A West Bengal court Tuesday extended by three days the police custody of six Advanced Medicare & Research Institute (AMRI) Hospital directors facing trial in connection with the devastating fire in the medical facility that left 93 people dead.
“In the interest of justice and for the purposes of investigation, this court thinks fit to extend the police custody of accused No.1 to 6 (AMRI directors) till Dec 23,” read the order of Chief Judicial Magistrate, Alipore Court (South 24 Parganas) Chowdhury Hefazat Karim.
In case of the seventh accused director, R.S. Agarwal, the court asked the state-run SSKM hospital to submit his medical report by Wednesday when he is slated to be produced before the court.
Agarwal got himself admitted to a private hospital where he was kept under arrest since the Dec 9 fire.
On Monday, he was brought to the court premises for production before the judge, but pleaded he was unwell and could not attend court.
The judge went to the ambulance to speak to him before directing that he be admitted in the state-run SSKM Hospital for thorough check up by a medical board of five doctors.
The medical board which was to submit a health report of Agarwal Tuesday failed to produce it during the court hours.
The six directors of the hospital, including Shrachi Group chairman S.K. Todi and his counterpart in the Emami Group R.S. Goenka, were nabbed hours after the fire Dec 9 in South Kolkata’s Dhakuria area and remanded in ten days’ police custody by the Alipore chief judicial magistrate’s court.
Moving bail petition for the accused, defence counsels Amitava Ganguly and Ashok Mukherjee contended that the accused being directors were not involved in the daily affairs of the hospital, and as such cannot be held directly liable.
They pleaded that the statements of the accused, basing upon which the prosecution was demanding their custody, were extra-judicial and not admissible in court.
The defence also argued that the case does not attract the provisions of section 304 (II), Indian Penal Code (IPC) – culpable homicide not amounting to murder. But it attracts relevant provisions of the Fire Services Act and section 304 A IPC, all of which are bailable offences.
The defence counsel further pleaded that the directors being only a part of the hospital administration did not have ‘mens rea’ (guilty mind), a prerequisite for establishing culpability.
“If a man driving a car meets with an accident due to brake failure and dies, should the directors of the car maker be held responsible for the death,” argued Mukherjee.
Appearing for the state, Kalyan Banerjee quoted statements of the accused and witnesses and produced investigation reports to prove his contention the directors were involved in daily affairs and acted negligently.

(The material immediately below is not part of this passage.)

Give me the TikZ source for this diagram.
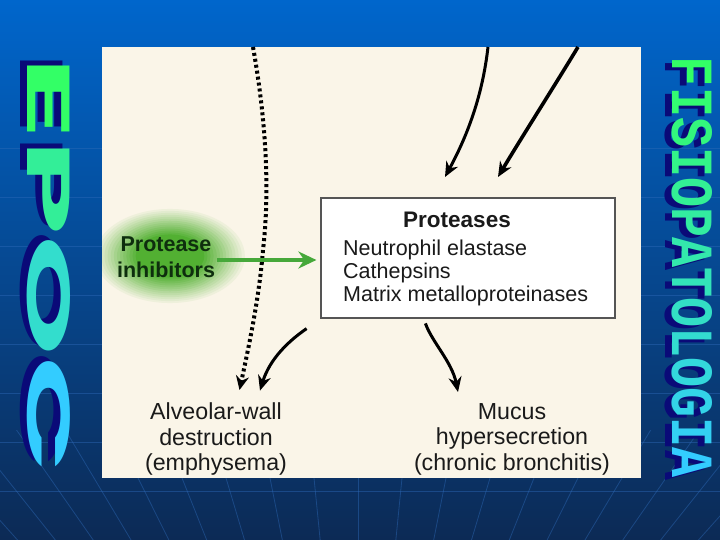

Quoting investigation reports, Banerjee said: “The directors in spite of being repeatedly informed about the lack of fire safety by their employees and the government, chose to ignore and remain adamant. This behaviour of the directors is sufficient enough to attract section 304 II.”
The prosecutor also argued that for the purpose of investigation it was essential that the accused be taken to the place of occurrence as such their custody needed to be extended.
The pre-dawn blaze at 3.30 a.m. in the high-cost hospital — co-founded by the Emami and Shrachi Groups along with the state government in 1996 — choked to death mostly critically ill patients — many of them in their sleep — and two nurses, while most doctors and other staffers were able to get away.